Prompt:
Restate the listing below word for word, omitting any images.

[Start Data excerpt]

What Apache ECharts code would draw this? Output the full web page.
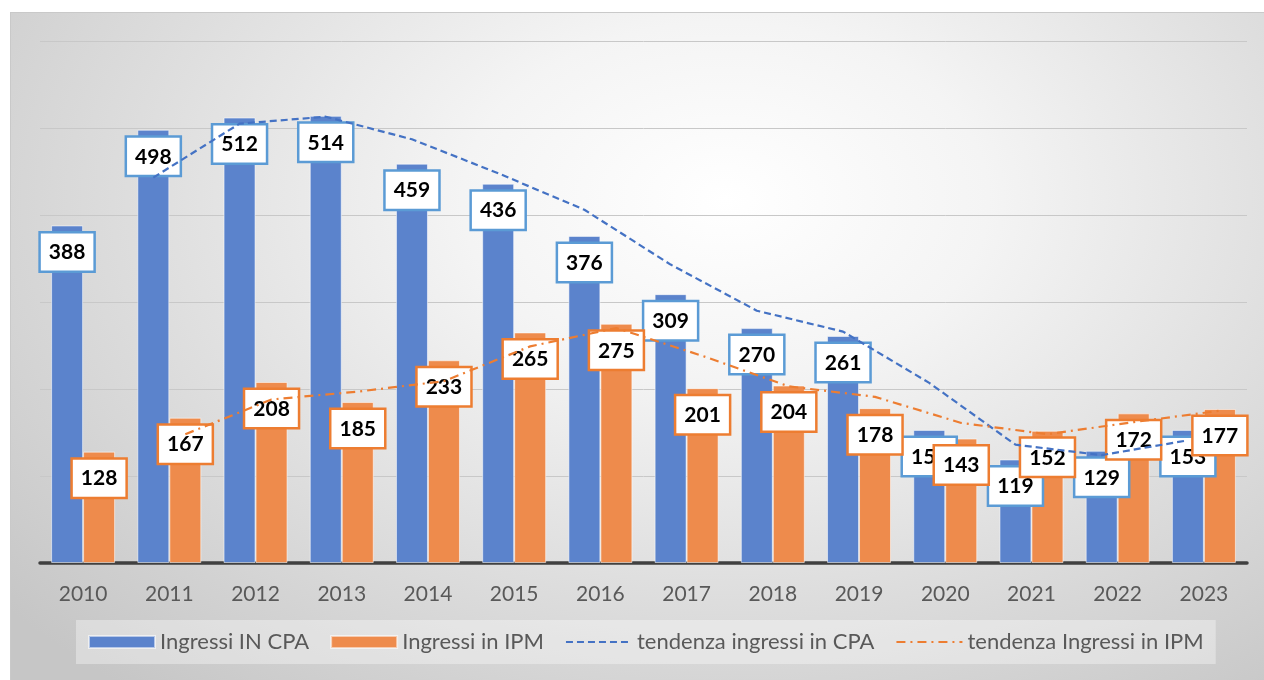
<!DOCTYPE html>
<html>
<head>
<meta charset="utf-8">
<script src="https://cdn.jsdelivr.net/npm/echarts@6/dist/echarts.min.js"></script>
<style>
  html, body { margin: 0; padding: 0; background: #fff; }
  #wrap {
    position: absolute; left: 10px; top: 12px; width: 1254px; height: 668px;
    border-left: 1px solid #c9c9c9; border-top: 1px solid #c9c9c9; box-sizing: border-box;
    background: radial-gradient(ellipse 75% 95% at 57% 28%, #ffffff 0%, #f4f4f4 28%, #dedede 62%, #c6c6c6 100%);
  }
  #chart { position: absolute; left: 0; top: 0; width: 1264px; height: 680px; }
</style>
</head>
<body>
<div id="wrap"></div>
<div id="chart"></div>
<script>
const years = ["2010", "2011", "2012", "2013", "2014", "2015", "2016", "2017", "2018", "2019", "2020", "2021", "2022", "2023"];
const ingressiCPA = [388, 498, 512, 514, 459, 436, 376, 309, 270, 261, 153, 119, 129, 153];
const ingressiIPM = [128, 167, 208, 185, 233, 265, 275, 201, 204, 178, 143, 152, 172, 177];
// trend lines (no point for 2010)
const tendenzaCPA = [null, 443, 505, 513, 487, 448, 406, 343, 290, 266, 207, 136, 124, 141];
const tendenzaIPM = [null, 148, 188, 197, 209, 249, 270, 238, 203, 191, 161, 148, 162, 175];

const blue = "#5b83cc";
const orange = "#ee8b4c";
const font = "Lato";

const chart = echarts.init(document.getElementById("chart"));

function boxLabel(border) {
  return {
    show: true,
    position: "insideTop",
    distance: 8,
    fontFamily: font,
    fontSize: 21,
    fontWeight: "bold",
    color: "#000",
    lineHeight: 22,
    backgroundColor: "#fff",
    borderColor: border,
    borderWidth: 2.5,
    padding: [8, 8, 7, 8],
  };
}

const hiddenY = (i) => ({
  type: "value", gridIndex: i, min: 0, max: 600, interval: 100,
  show: false, splitLine: { show: false },
});
const hiddenX = (i) => ({
  type: "category", gridIndex: i, data: years, show: false,
  boundaryGap: true,
});

const options = {
  backgroundColor: "transparent",
  animation: false,
  grid: [
    { left: 40, right: 17, top: 41, bottom: 117 },
    // trend lines sit over their own bars (shifted half a bar)
    { left: 24, right: 33, top: 41, bottom: 117 },
    { left: 56, right: 1, top: 41, bottom: 117 },
  ],
  xAxis: [
    {
      type: "category",
      gridIndex: 0,
      data: years,
      axisLine: { lineStyle: { color: "#404040", width: 3.5 } },
      axisTick: { show: false },
      axisLabel: { fontFamily: font, fontSize: 21, color: "#595959", margin: 21 },
    },
    hiddenX(1),
    hiddenX(2),
  ],
  yAxis: [
    {
      type: "value",
      gridIndex: 0,
      min: 0,
      max: 600,
      interval: 100,
      axisLabel: { show: false },
      axisLine: { show: false },
      axisTick: { show: false },
      splitLine: { lineStyle: { color: "#c8c8c8", width: 1 } },
    },
    hiddenY(1),
    hiddenY(2),
  ],
  legend: {
    bottom: 16,
    left: 76,
    itemWidth: 66,
    itemHeight: 12,
    itemGap: 21,
    padding: [11, 12, 11, 12],
    backgroundColor: "rgba(255,255,255,0.35)",
    textStyle: { fontFamily: font, fontSize: 22, color: "#595959" },
    data: [
      { name: "Ingressi IN CPA", icon: "rect" },
      { name: "Ingressi in IPM", icon: "rect" },
      { name: "tendenza ingressi in CPA", itemStyle: { opacity: 0 } },
      { name: "tendenza Ingressi in IPM", itemStyle: { opacity: 0 } },
    ],
  },
  series: [
    {
      name: "Ingressi IN CPA",
      type: "bar",
      data: ingressiCPA,
      barWidth: 32,
      barGap: "0%",
      itemStyle: { color: blue, borderColor: "rgba(255,255,255,0.55)", borderWidth: 1 },
      label: boxLabel("#5b9bd5"),
    },
    {
      name: "Ingressi in IPM",
      type: "bar",
      data: ingressiIPM,
      barWidth: 32,
      barGap: "0%",
      itemStyle: { color: orange, borderColor: "rgba(255,255,255,0.55)", borderWidth: 1 },
      label: boxLabel("#ed7d31"),
    },
    {
      name: "tendenza ingressi in CPA",
      type: "line",
      xAxisIndex: 1,
      yAxisIndex: 1,
      data: tendenzaCPA,
      symbol: "none",
      z: 5,
      itemStyle: { color: "#4472c4" },
      lineStyle: { color: "#4472c4", width: 2.2, type: [7, 4] },
    },
    {
      name: "tendenza Ingressi in IPM",
      type: "line",
      xAxisIndex: 2,
      yAxisIndex: 2,
      data: tendenzaIPM,
      symbol: "none",
      z: 5,
      itemStyle: { color: "#ed7d31" },
      lineStyle: { color: "#ed7d31", width: 2.2, type: [9, 5, 2, 5] },
    },
  ],
};

chart.setOption(options);
</script>
</body>
</html>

[End Data excerpt]

Written answer:
What Apache ECharts code would draw this? Output the full web page.
<!DOCTYPE html>
<html>
<head>
<meta charset="utf-8">
<script src="https://cdn.jsdelivr.net/npm/echarts@6/dist/echarts.min.js"></script>
<style>
  html, body { margin: 0; padding: 0; background: #fff; }
  #wrap {
    position: absolute; left: 10px; top: 12px; width: 1254px; height: 668px;
    border-left: 1px solid #c9c9c9; border-top: 1px solid #c9c9c9; box-sizing: border-box;
    background: radial-gradient(ellipse 75% 95% at 57% 28%, #ffffff 0%, #f4f4f4 28%, #dedede 62%, #c6c6c6 100%);
  }
  #chart { position: absolute; left: 0; top: 0; width: 1264px; height: 680px; }
</style>
</head>
<body>
<div id="wrap"></div>
<div id="chart"></div>
<script>
const years = ["2010", "2011", "2012", "2013", "2014", "2015", "2016", "2017", "2018", "2019", "2020", "2021", "2022", "2023"];
const ingressiCPA = [388, 498, 512, 514, 459, 436, 376, 309, 270, 261, 153, 119, 129, 153];
const ingressiIPM = [128, 167, 208, 185, 233, 265, 275, 201, 204, 178, 143, 152, 172, 177];
// trend lines (no point for 2010)
const tendenzaCPA = [null, 443, 505, 513, 487, 448, 406, 343, 290, 266, 207, 136, 124, 141];
const tendenzaIPM = [null, 148, 188, 197, 209, 249, 270, 238, 203, 191, 161, 148, 162, 175];

const blue = "#5b83cc";
const orange = "#ee8b4c";
const font = "Lato";

const chart = echarts.init(document.getElementById("chart"));

function boxLabel(border) {
  return {
    show: true,
    position: "insideTop",
    distance: 8,
    fontFamily: font,
    fontSize: 21,
    fontWeight: "bold",
    color: "#000",
    lineHeight: 22,
    backgroundColor: "#fff",
    borderColor: border,
    borderWidth: 2.5,
    padding: [8, 8, 7, 8],
  };
}

const hiddenY = (i) => ({
  type: "value", gridIndex: i, min: 0, max: 600, interval: 100,
  show: false, splitLine: { show: false },
});
const hiddenX = (i) => ({
  type: "category", gridIndex: i, data: years, show: false,
  boundaryGap: true,
});

const options = {
  backgroundColor: "transparent",
  animation: false,
  grid: [
    { left: 40, right: 17, top: 41, bottom: 117 },
    // trend lines sit over their own bars (shifted half a bar)
    { left: 24, right: 33, top: 41, bottom: 117 },
    { left: 56, right: 1, top: 41, bottom: 117 },
  ],
  xAxis: [
    {
      type: "category",
      gridIndex: 0,
      data: years,
      axisLine: { lineStyle: { color: "#404040", width: 3.5 } },
      axisTick: { show: false },
      axisLabel: { fontFamily: font, fontSize: 21, color: "#595959", margin: 21 },
    },
    hiddenX(1),
    hiddenX(2),
  ],
  yAxis: [
    {
      type: "value",
      gridIndex: 0,
      min: 0,
      max: 600,
      interval: 100,
      axisLabel: { show: false },
      axisLine: { show: false },
      axisTick: { show: false },
      splitLine: { lineStyle: { color: "#c8c8c8", width: 1 } },
    },
    hiddenY(1),
    hiddenY(2),
  ],
  legend: {
    bottom: 16,
    left: 76,
    itemWidth: 66,
    itemHeight: 12,
    itemGap: 21,
    padding: [11, 12, 11, 12],
    backgroundColor: "rgba(255,255,255,0.35)",
    textStyle: { fontFamily: font, fontSize: 22, color: "#595959" },
    data: [
      { name: "Ingressi IN CPA", icon: "rect" },
      { name: "Ingressi in IPM", icon: "rect" },
      { name: "tendenza ingressi in CPA", itemStyle: { opacity: 0 } },
      { name: "tendenza Ingressi in IPM", itemStyle: { opacity: 0 } },
    ],
  },
  series: [
    {
      name: "Ingressi IN CPA",
      type: "bar",
      data: ingressiCPA,
      barWidth: 32,
      barGap: "0%",
      itemStyle: { color: blue, borderColor: "rgba(255,255,255,0.55)", borderWidth: 1 },
      label: boxLabel("#5b9bd5"),
    },
    {
      name: "Ingressi in IPM",
      type: "bar",
      data: ingressiIPM,
      barWidth: 32,
      barGap: "0%",
      itemStyle: { color: orange, borderColor: "rgba(255,255,255,0.55)", borderWidth: 1 },
      label: boxLabel("#ed7d31"),
    },
    {
      name: "tendenza ingressi in CPA",
      type: "line",
      xAxisIndex: 1,
      yAxisIndex: 1,
      data: tendenzaCPA,
      symbol: "none",
      z: 5,
      itemStyle: { color: "#4472c4" },
      lineStyle: { color: "#4472c4", width: 2.2, type: [7, 4] },
    },
    {
      name: "tendenza Ingressi in IPM",
      type: "line",
      xAxisIndex: 2,
      yAxisIndex: 2,
      data: tendenzaIPM,
      symbol: "none",
      z: 5,
      itemStyle: { color: "#ed7d31" },
      lineStyle: { color: "#ed7d31", width: 2.2, type: [9, 5, 2, 5] },
    },
  ],
};

chart.setOption(options);
</script>
</body>
</html>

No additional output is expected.